看到已經有同伴變成冰雕,附近的士兵們頓時慌亂起來,紛紛往外四散開去。然而這時已經晚了,堅冰蔓延的速度遠超過他們逃跑的速度。隻是一眨眼的時間,這一片區域的所有士兵都已經全數化爲了冰雕,冰凍在了原地。
黃尚康看着眼前的士兵都已經化爲冰雕,失去了戰鬥力,他便朝另一個方向走去,而這次所去的正是龍銳他們所處的位置。
腳下的地面突然結冰,龍銳他們也吓了一跳。但下一刻他們卻驚訝的發現,這些堅冰對自己完全沒有影響,但圍攻他們的士兵卻全部變成了堅冰,而覺醒者也渾身結了一層冰霜,身體不斷的打顫,動作也變得遲緩。
“黃老師?”龍銳疑惑的看向黃尚康,隻見這時的黃尚康雖然還是平時那樣面無表情,但卻多了幾分森寒之意。

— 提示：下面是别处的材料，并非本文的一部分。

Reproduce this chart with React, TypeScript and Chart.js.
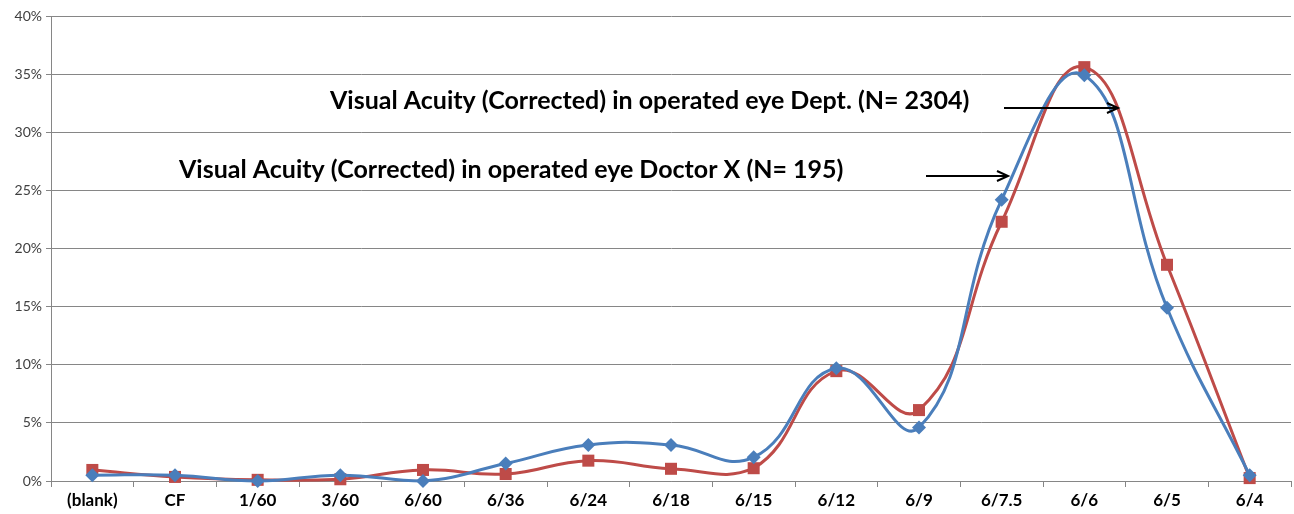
import React, { useEffect, useRef } from "react";
import { Chart, registerables } from "chart.js";

Chart.register(...registerables);

const categories = ["(blank)", "CF", "1/60", "3/60", "6/60", "6/36", "6/24", "6/18", "6/15", "6/12", "6/9", "6/7.5", "6/6", "6/5", "6/4"];
const doctorX = [0.5, 0.5, 0.0, 0.5, 0.0, 1.5, 3.1, 3.1, 2.05, 9.7, 4.6, 24.2, 34.9, 14.9, 0.5];
const dept = [0.95, 0.35, 0.1, 0.15, 0.95, 0.6, 1.75, 1.05, 1.1, 9.45, 6.1, 22.3, 35.6, 18.6, 0.25];
const deptLabel = "Visual Acuity (Corrected) in operated eye Dept. (N= 2304)";
const doctorLabel = "Visual Acuity (Corrected) in operated eye Doctor X (N= 195)";

const annotationPlugin = {
  id: "annots",
  afterDraw(chart: any) {
    const ctx = chart.ctx;
    ctx.save();
    ctx.fillStyle = "#000";
    ctx.font = "bold 25px Lato";
    ctx.textBaseline = "middle";
    ctx.textAlign = "left";
    ctx.fillText(deptLabel, 330, 101);
    ctx.fillText(doctorLabel, 179, 170);
    const arrow = (x1: number, x2: number, y: number) => {
      ctx.strokeStyle = "#000";
      ctx.lineWidth = 2;
      ctx.beginPath();
      ctx.moveTo(x1, y);
      ctx.lineTo(x2, y);
      ctx.moveTo(x2 - 11, y - 5);
      ctx.lineTo(x2, y);
      ctx.lineTo(x2 - 11, y + 5);
      ctx.stroke();
    };
    arrow(1004, 1118, 108);
    arrow(926, 1008, 176);
    ctx.restore();
  },
};

export default function App() {
  const ref = useRef<HTMLCanvasElement>(null);
  useEffect(() => {
    document.body.style.margin = "0";
    const chart = new Chart(ref.current!, {
      type: "line",
      data: {
        labels: categories,
        datasets: [
          {
            label: "Doctor X",
            data: doctorX,
            borderColor: "#4A7EBB",
            backgroundColor: "#4A7EBB",
            borderWidth: 3,
            pointStyle: "rectRot",
            pointRadius: 7,
            pointBorderWidth: 0,
            tension: 0.45,
            clip: false,
          },
          {
            label: "Dept",
            data: dept,
            borderColor: "#BE4B48",
            backgroundColor: "#BE4B48",
            borderWidth: 3,
            pointStyle: "rect",
            pointRadius: 8.5,
            pointBorderWidth: 0,
            tension: 0.45,
            clip: false,
          },
        ],
      },
      options: {
        animation: false,
        responsive: false,
        layout: { autoPadding: false, padding: { top: 16, right: 3, left: 0, bottom: 0 } },
        plugins: { legend: { display: false }, tooltip: { enabled: false } },
        scales: {
          x: {
            offset: true,
            grid: { offset: true, drawOnChartArea: false, drawTicks: true, tickLength: 6, color: "#868686" },
            border: { color: "#868686", width: 1 },
            ticks: { color: "#000", font: { family: "Lato", size: 17, weight: "bold" }, padding: 3, maxRotation: 0, autoSkip: false },
            afterFit: (s: any) => { s.height = 33; },
          },
          y: {
            min: 0,
            max: 40,
            ticks: { stepSize: 5, color: "#404040", font: { family: "Lato", size: 14 }, padding: 4, callback: (v: any) => v + "%" },
            grid: { color: "#868686", tickLength: 5 },
            border: { color: "#868686", width: 1 },
            afterFit: (s: any) => { s.width = 51; },
          },
        },
      },
      plugins: [annotationPlugin],
    });
    return () => chart.destroy();
  }, []);
  return (
    <div style={{ width: 1294, height: 514 }}>
      <canvas ref={ref} width={1294} height={514} style={{ display: "block" }} />
    </div>
  );
}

這時龍銳附近的一名七階高級的覺醒者強忍着身體的不适,朝龍銳攻擊而來。龍銳雖然用六芒玄靈盾進行格擋,但此刻的他因爲經過了艱苦奮戰,雙手已經很是酸痛,一擊之下,竟然握不穩手中的盾牌了。
“誰讓你傷害我的學生的?”黃尚康口中輕輕的說道,他右手一揮,數條巨大的冰錐已經刺穿了那名攻擊向龍銳的覺醒者的身體,瞬間斃命。
“好厲害。”龍銳震驚的看向黃尚康說道,他感覺此刻的黃尚康,與阿福展現出來的實力可是相當,不,應該說是更加之強。
堅冰不斷的蔓延,所有普通士兵都隻是化爲了冰雕。當冰雕消融的時候,他們還是不會有生命危險的。因爲在高階覺醒者面前,普通人的力量可以說是微不足道。所以高階覺醒者們也會有一個不成文的規定,不在萬不得已之下,也不會殺害普通人。
黃尚康此刻對所有普通的士兵也已經是手下留情了,但是對于那些圍攻過來的覺醒者卻是絕不留情,不一會兒已經又有十幾名覺醒者隕落于他之手,形勢再次發生了改變。